The executions that happened in Charleston, SC last week, were horrifying, deplorable, senseless and unnerving. Perhaps the one thing that I can't let go of, is that the assailant is a millennial. When I envision a 'stereotypical racist in America' I see a white man in his late 40s - 60s with a smattering of silver locks of hair, lightly munching on chewing tobacco in some unidentified southern state - kind of like the alleged Chapel Hill Shooting aggressor. When I think of a racist in America, I do not think of a 21-year-old kid who is trying to be a catalyst of a burgeoning "race war". When I think of a racist in America I see a disgruntled Baby Boomer, I don't envision a troubled millennial.

This is ageism at its finest and I see how flawed my prejudices may sound. It's an elitist way to see the world, but my generation perceives itself as being vastly different from the generations of yore. We are progressive. We "don't see color" as the sole identifier of a person. We are entitled and see the world as ours. We are "trailblazers" who elected the first black president and "innovators" who promote the LGBT agenda and helped make it acceptable and mainstream. To know that any person could carry out this act is disgusting. To know that a millennial did something so heinous is demoralizing.

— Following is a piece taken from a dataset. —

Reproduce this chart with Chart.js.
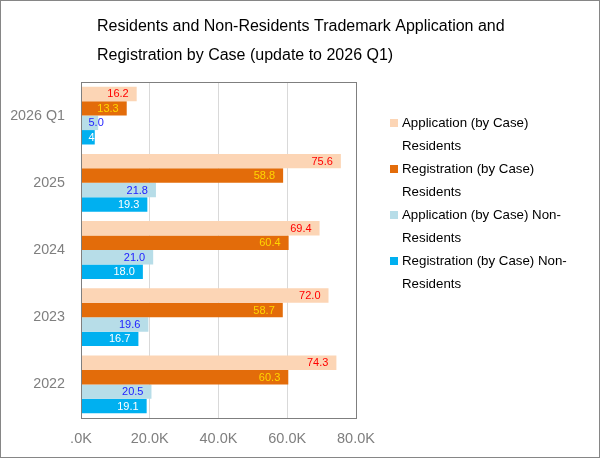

This must be how many progressive white people feel. How can they distance themselves from their racist, slave-owning, vote withholding ancestors when the media is constantly portraying a white man who is caught being racist as the norm? However, this just might be the same way the average black male feels as well. How can they properly say that they are assets to society and trying to make it in white-collar America, when they constantly see men who look just like them being shot down like dogs on the 10 o'clock news?

Framing plays a huge part in the way the media presents news and maximizes its revenue dollars. Afterall, all of our "trusted news sources" are all business at the end of the day. As most people know (or should know), the media does not have a legal obligation to tell the truth - but a moral one. Maybe you've noticed that I haven't stated the names of the aggressors in these situations. It's because I find it distasteful that we focus on the flaws of the victim or the psyche or the assailant - usually no more and no less. We need to remember those who have lost their lives beyond just the random Tweet that we spend 17 seconds crafting and then moving on to focusing on the latest Kardashian drama (one flaw of the millennial generation).

I don't know what's going to happen next in America. I don't see another Civil Rights movement happening. I definitely don't see a race war starting. However, something, some kind of large scale millennial aged movement is on the verge of happening if the status quo doesn't start changing soon.

Razan Mohammad Abu-Salha. Yusor Mohammad Abu-Salha. Deah Shaddy Barakat. James Boyd. Michael Brown. Depayne Middleton Doctor. Eric Garner. Freddie Gray. Cynthia Hurd. Susie Jackson. Ethel Lance. Trayvon Martin. Reverand Clementa Pinckney. Tamir Rice. Tywanza Sanders. Walter L. Scott. Reverand Doctor Daniel Simmons Sr. Sharonda Coleman-Singleton. Myra Thompson.

These are just a few of the many who have lost their lives in a violent way for questionable motives in recent news cycles. You will be remembered... long after you've stopped becoming breaking News.